Tuesday, February 13, 2018

Valentine's Eve



I've finally found my way to the bedroom, early tonight, after several days of lower back aches and cramping.  This IUD is coming out, very soon.  It's made things so much harder.  I'm done.  This evening, I have a heating pad. ugh

Tomorrow's Valentine's Day and I had already bought some cards and candy... I hadn't been planning to buy a gift-gift.  But today I thought of the perfect thing, and I tried to get to that type of store... one said it was open until 7pm.  After racing to be there in time to shop, I found the parking lot abandoned and the neon "OPEN" sign, dark.

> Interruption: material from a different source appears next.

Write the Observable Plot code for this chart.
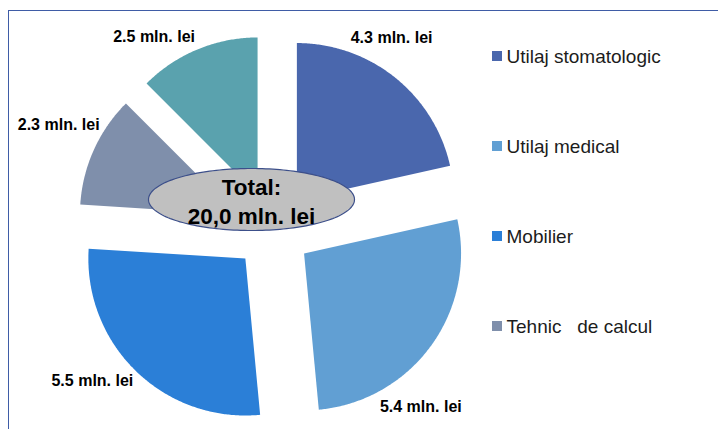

In desperation, I went to the only place that might have anything, Wal-Mart.  But that too was a no go.  This is a specialty item.  Might as well tell you, since it didn't happen... it was "hackles", at least I think that's what it's called... it's a feathered craft material for tying your own flies, for fly fishing.  He's out of them and they're sold from specialty stores or online.  Too bad I didn't think of it sooner. :(

Anyway, I may still try to go, to a closer-to-work store, over my lunch tomorrow.  Near work, it's a good area for fly fishing... which we haven't explored yet.  This area has a few rivers perfect for wading.  The only problem is I CAN'T CATCH WELL. haha  I wish it weren't true!  But I LOVE fishing.

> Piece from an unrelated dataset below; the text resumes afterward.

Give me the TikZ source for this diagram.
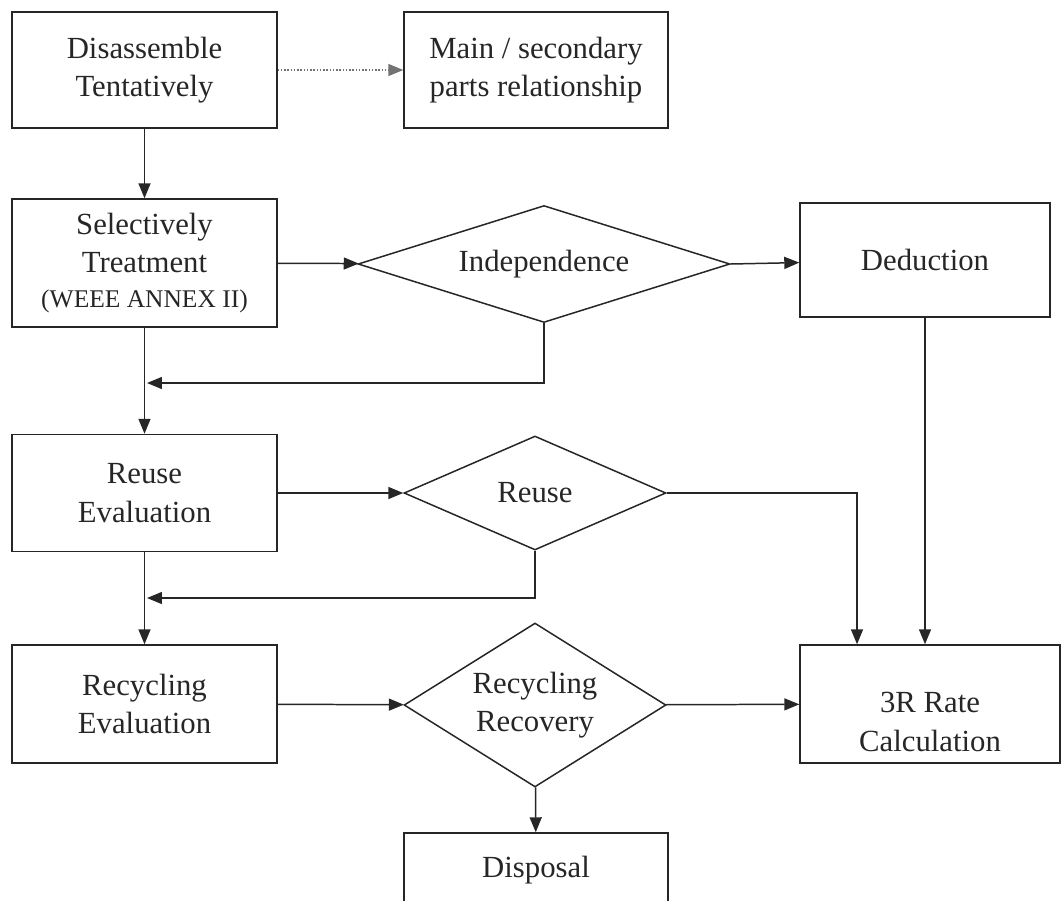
\documentclass[tikz,border=0pt]{standalone}
\usepackage{fontspec}
\setmainfont{Liberation Serif}
\usepackage{tikz}
\usetikzlibrary{shapes.geometric}
\usetikzlibrary{positioning, arrows.meta, shapes}
\newcommand{\bodyfont}{\fontsize{17.5}{22}\selectfont}
\newcommand{\smallfont}{\fontsize{14.5}{18}\selectfont}
\begin{document}
\begin{tikzpicture}[x=0.02cm, y=-0.02cm, line width=0.85pt,
    box/.style={draw=black!85, rectangle, align=center, minimum width=5.3cm, minimum height=2.32cm, font=\bodyfont, text=black!85},
    decision/.style={draw=black!85, diamond, align=center, inner sep=0pt, font=\bodyfont, text=black!85},
    line/.style={draw=black!85, -{Triangle[length=0.3cm, width=0.24cm]}}]
    \clip (0,0) rectangle (1061,900);

    % Left column
    \node[box] (dis) at (144.5,70) {Disassemble\\Tentatively};
    \node[box, minimum height=2.56cm] (sel) at (144.5,263) {Selectively\\Treatment\\[-2pt]{\smallfont (WEEE ANNEX II)}};
    \node[box, minimum height=2.34cm] (rev) at (144.5,493) {Reuse\\Evaluation};
    \node[box, minimum height=2.36cm] (rcy) at (144.5,704) {Recycling\\Evaluation};

    % Middle column
    \node[box, minimum width=5.28cm] (rel) at (536,70) {Main / secondary\\parts relationship};
    \node[decision, aspect=3.18, minimum width=7.44cm, minimum height=2.34cm] (ind) at (544,264) {Independence};
    \node[decision, aspect=2.3, minimum width=5.24cm, minimum height=2.28cm] (reu) at (535,493) {Reuse};
    \node[decision, aspect=1.6, minimum width=5.24cm, minimum height=3.28cm] (rrc) at (535,705) {Recycling\\Recovery};
    \node[box, minimum width=5.28cm, minimum height=1.48cm] (disp) at (536,870) {Disposal};

    % Right column
    \node[box, minimum width=5cm, minimum height=2.28cm] (ded) at (925,260) {Deduction};
    \node[box, minimum width=5.2cm, minimum height=2.36cm,
        label={[align=center, font=\bodyfont, text=black!85, yshift=-0.36cm]center:3R Rate\\Calculation}] (rate) at (930,704) {};

    % Feedback points
    \coordinate (fb1) at (147,383);
    \coordinate (fb2) at (147,598);

    % Relationships
    \draw[line, densely dotted, draw=black!55] (dis) -- (rel);
    \draw[line] (dis) -- (sel);
    \draw[line] (sel) -- (ind);
    \draw[line] (ind.east) -- (ded);
    \draw[line] (sel) -- (rev);
    \draw[line] (ind.south) |- (fb1);
    \draw[line] (rev) -- (reu);
    \draw[line] (reu.east) -| ([xshift=-1.46cm]rate.north);
    \draw[line] (ded.south) -- (ded.south |- rate.north);
    \draw[line] (rev) -- (rcy);
    \draw[line] (reu.south) |- (fb2);
    \draw[line] (rcy) -- (rrc);
    \draw[line] (rrc) -- (rate);
    \draw[line] (rrc) -- (disp);
\end{tikzpicture}
\end{document}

When I was little, my dad took me fishing once... Paint Creek.... we fished off a giant squared off boulder, or maybe it just looked giant to my young self.  I caught an albino fish of some kind, maybe 6 inches.  There's a photo somewhere, I think, just not online.  It was way before "online".

After that I was hooked.  Unfortunately, I spent the rest of my childhood wishing my dad would take me fishing again, but never really going.  Imagine my continued disappointment when down at the lake on vacation with extended family, my aunt and uncle got up to go fishing early one morning and though I begged my parents to let me go with them, my parents wouldn't even ask my aunt and uncle if I could go with them, it was their couples time, looking back.  But still, my heart sank. 

Dad had four kids to feed, put through catholic schools, and take on family vacations.  Dad was a machinist for GM.  I used to ask him, "Dad, what do you make at work?"  "Money" he'd say.  And for the longest time I thoroughly believed dad made metal coins at work.  *shrugs*  I was young. :)  But dad knew what all parents know, if you buy something for one of them, they will ALL want it.  And that was expensive.  No fishing licenses for us.  Anyways, dad worked all the overtime he was ever offered, 16 hour days for days at a time.  Unions have lists, rules, and dispute resolution processes.  he played by the rules and never missed out on maximizing overtime pay.

But it left little time for fishing.

Enter spaceman who fares from a river fishing family.  The stories include stopping to fish open spaces... spaces that are now long since all owned, divided and marked "KEEP OUT".  There's also an incredibly hilarious "when the fish really start hitting" story of his dad's.   But it's not mine to tell. ;)

Spaceman takes me fishing every time I ask.  If he's feeling blue, there's a good chance you'll find him getting lost in his healing process while casting his lines.  He catches at least something EVERY TIME we go fishing! grr   But not me.  It doesn't matter.  I would sit there all day if the weather cooperated.  One time, lol, we rented kayaks to fish.... I actually caught 2 that day... and then we realized we had 3.5 miles left to go on a 5 mile course and about 15 minutes until sunset, until dark.  It's hard to navigate a river at night and we had no flashlights.  That was the most wild, determined rowing I've done in my life - or ever will again.  When I'm 80, I want those memories. 

Spaceman makes my life memorable.  I know that I have truly been loved.  And I know what truly loving feels like.  It's not all easy, but it's beyond worth it.